This Thor bronze sculpture was inspired by my middle son, Sean. I guess he grew tired of seeing my other sculptures; asked, " Why don't you sculpt a supper hero". I did not give him a response for a week.
After searching the internet I came across super hero models and notice that the Thor models/sculptures/figurines still depicted Thor as a comic book figure. I the thought it would be nice to give Thor lifelike features.
Hence, this is my interpretation of Thor the God of Thunder. I hope you viewers enjoy it.
History on Thor :
Thor (Old Norse: Þórr) is the red-haired and bearded god of thunder in Germanic paganism and its subset Norse paganism. The god is also recorded in Old English as Þunor, Old Saxon as Thunaer, as Old Dutch and Old High German: Donar, all of which are names deriving from the reconstructed Proto-Germanic name *Þunraz.
Most surviving stories relating to Germanic paganism either mention Thor or centre on Thor's exploits. Thor was a much revered god of the ancient Germanic peoples from at least the earliest surviving written accounts of the indigenous Germanic tribes to over a thousand years later during the last bastions of Germanic paganism in the late Viking Age.
Thor was appealed to for protection on numerous objects found from various Germanic tribes and Miniature replicas of Mjolnir, the weapon of Thor, became a defiant symbol of Norse paganism during the Christianization of Scandinavia.
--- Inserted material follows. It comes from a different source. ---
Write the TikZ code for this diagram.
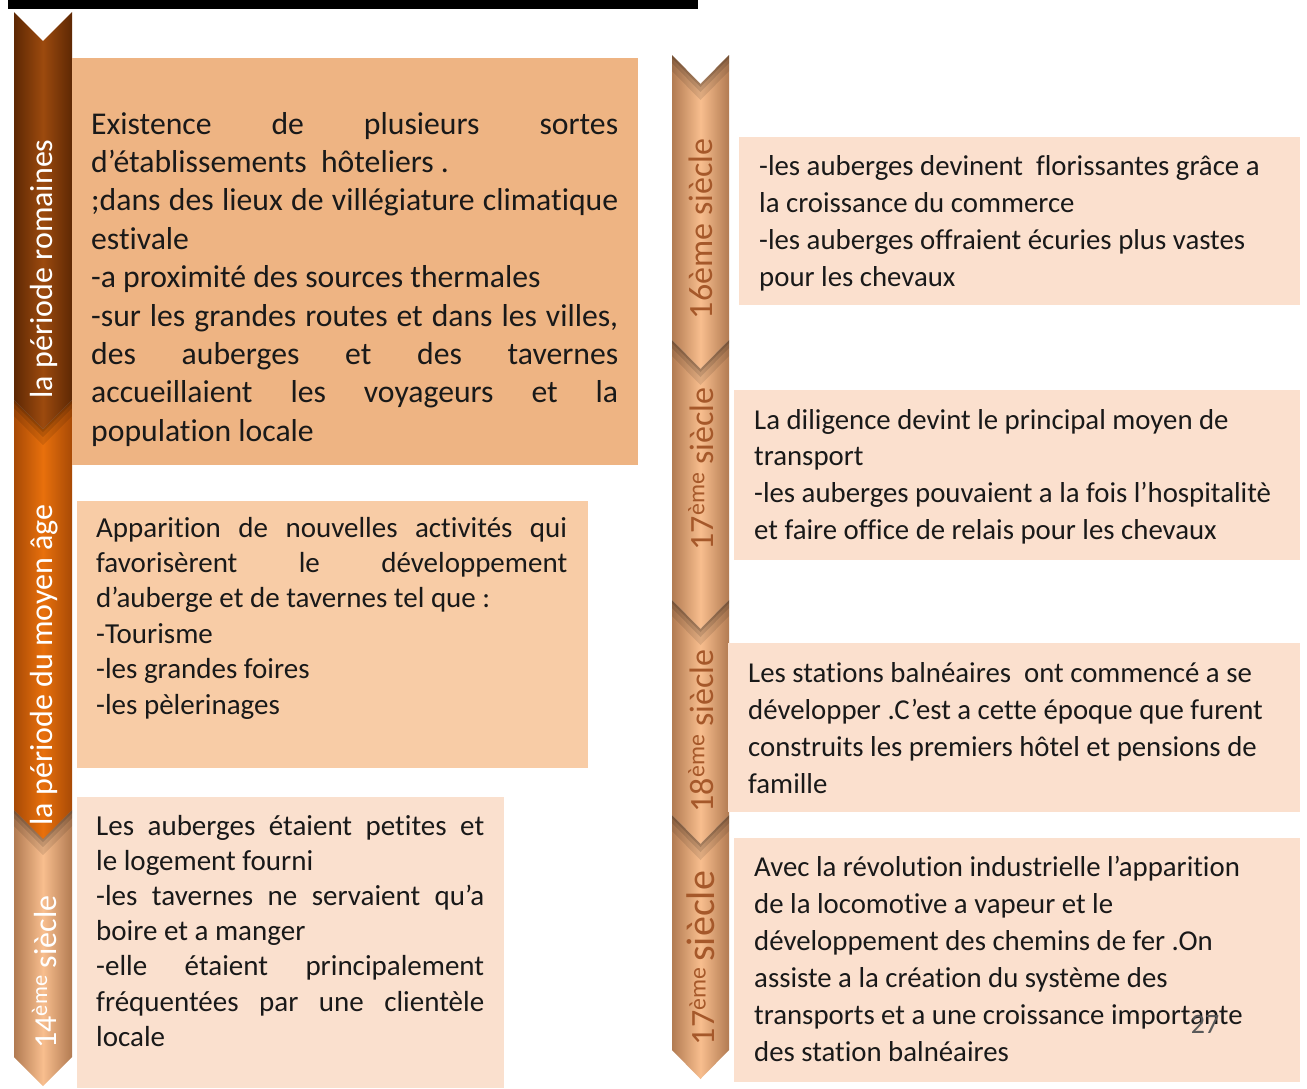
\documentclass[tikz,border=0pt]{standalone}
\usepackage{fontspec}
\setmainfont{Carlito}[Ligatures={NoCommon,TeX}]
\definecolor{boxA}{HTML}{EEB483}
\definecolor{boxB}{HTML}{F8CCA6}
\definecolor{boxC}{HTML}{FAE0CE}
\definecolor{boxR}{HTML}{FBE0CE}
\definecolor{darkC}{HTML}{9C4A0E}
\definecolor{darkE}{HTML}{5E2804}
\definecolor{oraC}{HTML}{E8700C}
\definecolor{oraE}{HTML}{A84A06}
\definecolor{lightC}{HTML}{F8BE8E}
\definecolor{lightE}{HTML}{B27B52}
\definecolor{labbrown}{HTML}{A5582A}
\definecolor{pagegray}{HTML}{595959}
\newcommand\chevpath[4]{(#1,#3) -- ({(#1+#2)/2},{#3+29}) -- (#2,#3) -- (#2,#4) -- ({(#1+#2)/2},{#4+29}) -- (#1,#4) -- cycle}
\newcommand\vband[4]{(#1,#3) -- ({(#1+#2)/2},{#3+29}) -- (#2,#3) -- (#2,{#3+#4}) -- ({(#1+#2)/2},{#3+29+#4}) -- (#1,{#3+#4}) -- cycle}
\newcommand\vshadow[3]{%
  \fill[black, opacity=0.10] \vband{#1}{#2}{#3}{16};
  \fill[black, opacity=0.12] \vband{#1}{#2}{#3}{8};
  \fill[black, opacity=0.15] \vband{#1}{#2}{#3}{3};
}
\newcommand\jline[2]{\makebox[#1pt][s]{#2}}
\tikzset{
  txt/.style={anchor=base west, inner sep=0pt, text=black!90},
  lab/.style={rotate=90, inner sep=0pt},
}
\begin{document}
\begin{tikzpicture}[x=1pt,y=-1pt]
\useasboundingbox (0,0) rectangle (1307,1088);
% top rule
\fill[black] (8,0) rectangle (698,9);

% left chevrons
\shade[left color=lightE, right color=lightE, middle color=lightC] \chevpath{14}{72}{810}{1057};
\shade[left color=oraE, right color=oraE, middle color=oraC] \chevpath{14}{72}{400}{810};
\shade[left color=darkE, right color=darkE, middle color=darkC] \chevpath{14}{72}{12}{400};
\vshadow{14}{72}{400}
\vshadow{14}{72}{810}

% right chevrons
\shade[left color=lightE, right color=lightE, middle color=lightC] \chevpath{672}{729}{815}{1050};
\shade[left color=lightE, right color=lightE, middle color=lightC] \chevpath{672}{729}{600}{815};
\shade[left color=lightE, right color=lightE, middle color=lightC] \chevpath{672}{729}{340}{600};
\shade[left color=lightE, right color=lightE, middle color=lightC] \chevpath{672}{729}{55}{340};
\vshadow{672}{729}{55}
\vshadow{672}{729}{340}
\vshadow{672}{729}{600}
\vshadow{672}{729}{815}

% labels
\node[lab, text=white, font=\fontsize{32}{32}\selectfont] (l1) at (44,269) {la période romaines};
\node[lab, text=white, font=\fontsize{32}{32}\selectfont] (l2) at (44,665) {la période du moyen âge};
\node[lab, text=white, font=\fontsize{32}{32}\selectfont] (l3) at (44,972) {14\textsuperscript{ème} siècle};
\node[lab, text=labbrown, font=\fontsize{34}{34}\selectfont] (r1) at (701,229) {16ème siècle};
\node[lab, text=labbrown, font=\fontsize{34}{34}\selectfont] (r2) at (701,469) {17\textsuperscript{ème} siècle};
\node[lab, text=labbrown, font=\fontsize{34}{34}\selectfont] (r3) at (701,731) {18\textsuperscript{ème} siècle};
\node[lab, text=labbrown, font=\fontsize{34}{34}\selectfont] (r4) at (701,958) {17\textsuperscript{ème}\,{\fontsize{40}{40}\selectfont siècle}};

% boxes
\fill[boxA] (72,58) rectangle (638,465);
\fill[boxB] (77,501) rectangle (588,768);
\fill[boxC] (77,797) rectangle (504,1088);
\fill[boxR] (739,137) rectangle (1300,305);
\fill[boxR] (734,390) rectangle (1300,560);
\fill[boxR] (728,643) rectangle (1300,812);
\fill[boxR] (734,838) rectangle (1300,1082);

% texts
\node[txt] (tA) at (91,134) {\parbox[t]{527pt}{\fontsize{31.7}{38.4}\selectfont
\jline{527}{Existence de plusieurs sortes}\\
d’établissements\ \ hôteliers .\\
\jline{527}{;dans des lieux de villégiature climatique}\\
estivale\\
-a proximité des sources thermales\\
\jline{527}{-sur les grandes routes et dans les villes,}\\
\jline{527}{des auberges et des tavernes}\\
\jline{527}{accueillaient les voyageurs et la}\\
population locale}};

\node[txt] (tB) at (96,537) {\parbox[t]{471pt}{\fontsize{29}{35.4}\selectfont
\jline{471}{Apparition de nouvelles activités qui}\\
\jline{471}{favorisèrent le développement}\\
d’auberge et de tavernes tel que :\\
-Tourisme\\
-les grandes foires\\
-les pèlerinages}};

\node[txt] (tC) at (96,835) {\parbox[t]{388pt}{\fontsize{29}{35.2}\selectfont
\jline{388}{Les auberges étaient petites et}\\
le logement fourni\\
\jline{388}{-les tavernes ne servaient qu’a}\\
boire et a manger\\
\jline{388}{-elle étaient principalement}\\
\jline{388}{fréquentées par une clientèle}\\
locale}};

\node[txt] (tD) at (759,175) {\parbox[t]{530pt}{\fontsize{28.8}{37}\selectfont
-les auberges devinent\ \ florissantes grâce a\\
la croissance du commerce\\
-les auberges offraient écuries plus vastes\\
pour les chevaux}};

\node[txt] (tE) at (754,429) {\parbox[t]{540pt}{\fontsize{28.8}{36.7}\selectfont
La diligence devint le principal moyen de\\
transport\\
-les auberges pouvaient a la fois l’hospitalitè\\
et faire office de relais pour les chevaux}};

\node[txt] (tF) at (748,682) {\parbox[t]{545pt}{\fontsize{28.8}{37}\selectfont
Les stations balnéaires\ \ ont commencé a se\\
développer .C’est a cette époque que furent\\
construits les premiers hôtel et pensions de\\
famille}};

\node[txt] (tG) at (754,876) {\parbox[t]{540pt}{\fontsize{28.8}{37}\selectfont
Avec la révolution industrielle l’apparition\\
de la locomotive a vapeur et le\\
développement des chemins de fer .On\\
assiste a la création du système des\\
transports et a une croissance importante\\
des station balnéaires}};

\node[text=pagegray, font=\fontsize{28}{28}\selectfont, inner sep=0pt] (pg) at (1205,1024) {27};
\end{tikzpicture}
\end{document}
During and after the process of Christianization was complete, Thor was demonized by the growing influence of Christian missionaries. After Christian influence was cemented in law, traces of belief went increasingly underground into mainly rural areas, surviving until modern times into Germanic folklore and most recently reconstructed to varying degrees in Germanic Neopaganism.